Rose est une fonceuse.
Fleur est timide.
Rose a un sacré caractère.
Fleur est angoissée.
Rose nous mène par le bout du nez.
Fleur est très scolaire.
Rose a du mal à être sage à l'école.
Fleur écoute bien.
Rose est difficile.
Fleur est maladroite.
Rose nous teste.
Ces phrases nous les entendons tous les jours. Nous les prononçons parfois aussi.
Elles sont différentes c'est un fait. Depuis le début. Fleur était un bébé qui contemplait. Rose un bébé qui bougeait. Fleur est plus câline, Rose plus indépendante. Fleur attend notre accord, Rose se sert.
Elle sont différentes, certes. Mais ce qui change vraiment, c'est notre regard sur elles.
Quand Fleur est punie à l'école, chacun s'interroge : "mais que s'est-il passé pour qu'une enfant aussi sage fasse une bêtise?"

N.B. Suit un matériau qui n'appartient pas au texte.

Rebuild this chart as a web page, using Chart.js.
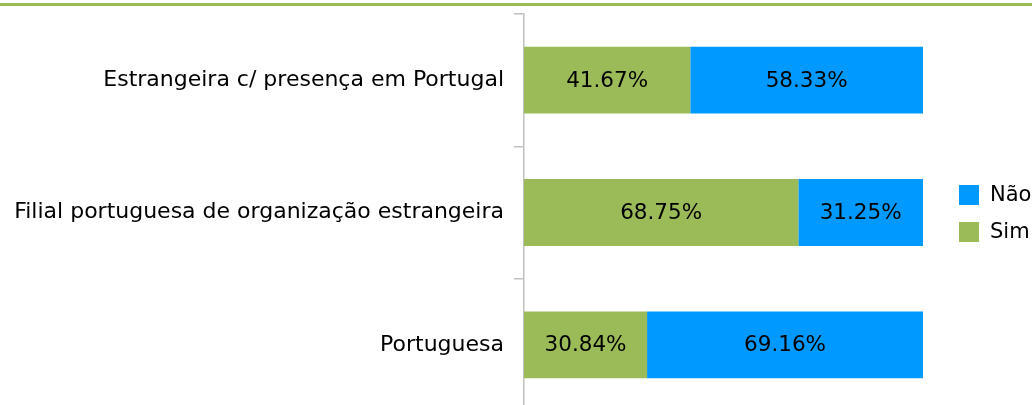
<!DOCTYPE html>
<html>
<head>
<meta charset="utf-8">
<script src="https://cdn.jsdelivr.net/npm/chart.js@4.4.1/dist/chart.umd.min.js"></script>
<style>
  html, body { margin: 0; padding: 0; background: #fff; overflow: hidden; }
  #wrap { position: relative; width: 1032px; height: 420px; }
  #topLine { position: absolute; left: 0; top: 3px; width: 1032px; height: 3px; background: #9bbb59; }
</style>
</head>
<body>
<div id="wrap">
  <canvas id="chart" width="1032" height="420"></canvas>
  <div id="topLine"></div>
</div>
<script>
const categories = [
  "Estrangeira c/ presença em Portugal",
  "Filial portuguesa de organização estrangeira",
  "Portuguesa"
];
const simValues = [41.67, 68.75, 30.84];
const naoValues = [58.33, 31.25, 69.16];

const FONT = "'DejaVu Sans', sans-serif";

// percent labels centred in every bar segment
const barLabels = {
  id: "barLabels",
  afterDatasetsDraw(chart) {
    const ctx = chart.ctx;
    ctx.save();
    ctx.font = "21.5px " + FONT;
    ctx.fillStyle = "#000";
    ctx.textAlign = "center";
    ctx.textBaseline = "middle";
    chart.data.datasets.forEach((ds, i) => {
      chart.getDatasetMeta(i).data.forEach((bar, j) => {
        const p = bar.getProps(["x", "y", "base"], true);
        ctx.fillText(ds.data[j].toFixed(2) + "%", (p.x + p.base) / 2, p.y + 1);
      });
    });
    ctx.restore();
  }
};

// legend on the right, Não above Sim
const sideLegend = {
  id: "sideLegend",
  afterDraw(chart) {
    const ctx = chart.ctx;
    ctx.save();
    ctx.font = "21px " + FONT;
    ctx.textBaseline = "middle";
    const items = chart.data.datasets.slice().reverse();
    items.forEach((ds, i) => {
      const y = 195 + i * 37;
      ctx.fillStyle = ds.backgroundColor;
      ctx.fillRect(959, y - 10, 20, 20);
      ctx.fillStyle = "#000";
      ctx.fillText(ds.label, 990, y + 1);
    });
    ctx.restore();
  }
};

new Chart(document.getElementById("chart"), {
  type: "bar",
  data: {
    labels: categories,
    datasets: [
      { label: "Sim", data: simValues, backgroundColor: "#9bbb59" },
      { label: "Não", data: naoValues, backgroundColor: "#0099ff" }
    ]
  },
  options: {
    indexAxis: "y",
    responsive: false,
    animation: false,
    layout: { padding: { top: 14, bottom: 9, right: 109, left: 0 } },
    datasets: { bar: { categoryPercentage: 1, barPercentage: 0.505 } },
    plugins: { legend: { display: false }, tooltip: { enabled: false } },
    scales: {
      x: { stacked: true, min: 0, max: 100, display: false },
      y: {
        stacked: true,
        afterFit(scale) {
          scale.width = 524;
          scale.paddingTop = 0;
          scale.paddingBottom = 0;
        },
        border: { color: "#c0c0c0", width: 1.5 },
        grid: { drawOnChartArea: false, tickLength: 10, color: "#c0c0c0", lineWidth: 1.5, offset: true },
        ticks: { color: "#000", padding: 10, font: { family: FONT, size: 22 } }
      }
    }
  },
  plugins: [barLabels, sideLegend]
});
</script>
</body>
</html>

Quand Rose est punie à l'école, chacun renchérit : "Fallait s'y attendre. Elles vont rigoler les maîtresses avec elle!" (et concrètement depuis le début de l'année scolaire Rose n'a été désagréable à l'école que 2 fois, 2 fois que toute la famille rabache comme si c'était une enfant terrible dont les enseignants ne venaient pas à bout!)

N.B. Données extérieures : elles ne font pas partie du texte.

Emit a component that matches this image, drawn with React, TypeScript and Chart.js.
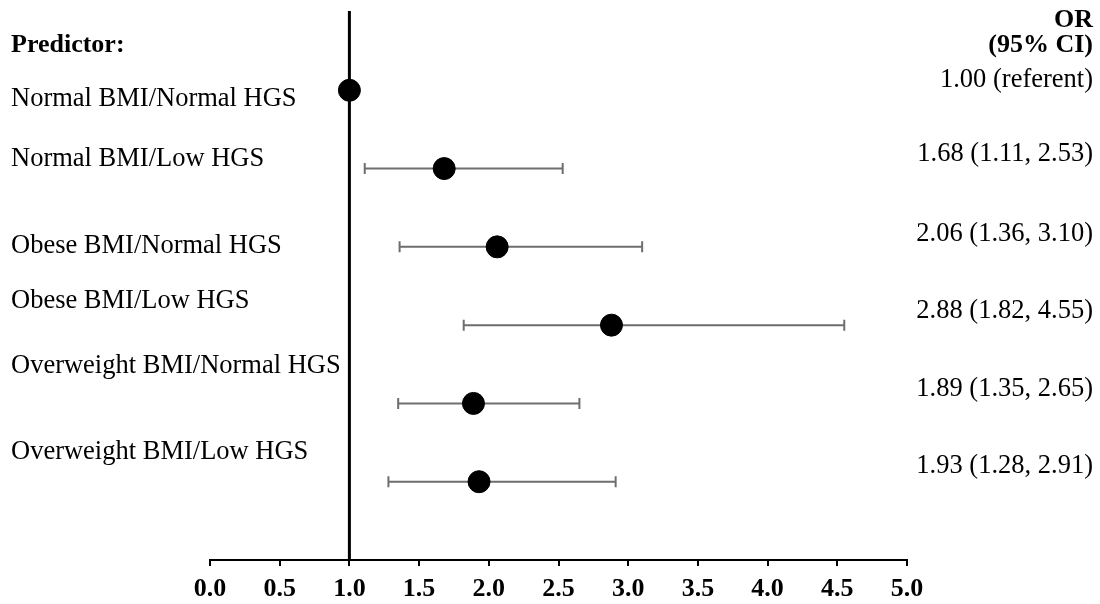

Quand Fleur fait tomber un verre, nous levons les yeux au ciel "elle a deux mains gauches cette petite."
Quand Rose fait tomber un verre, nous la grondons "Arrête de faire des bêtises!".
Parfois je me demande si elles sont vraiment si différentes. Si la vraie différence ce n'est pas une différence d'étiquette.
Parce que Fleur était un bébé câlin et peu moteur (elle a commencé à s'asseoir à 9 mois), nous l'avons toujours considérée comme une petite fille douce et calme.
Parce que Rose était un bébé qui pleurait beaucoup, qui dormait peu, qui se déplaçait à 6 mois et montait sur les meubles à 9, nous l'avons toujours considérée comme une petite fille fonceuse et un peu difficile. Difficile pour qui me direz-vous? difficile pour nous, pour moi qui n'ait pas dormi une seule nuit complète en 2 ans et qui enchaîne encore rarement plus de trois nuits sans interruption. Difficile pour des parents trop fatigués pour être patients.
Elles sont différentes. Et nous sommes différents.
Elles sont uniques et c'est là l'essentiel.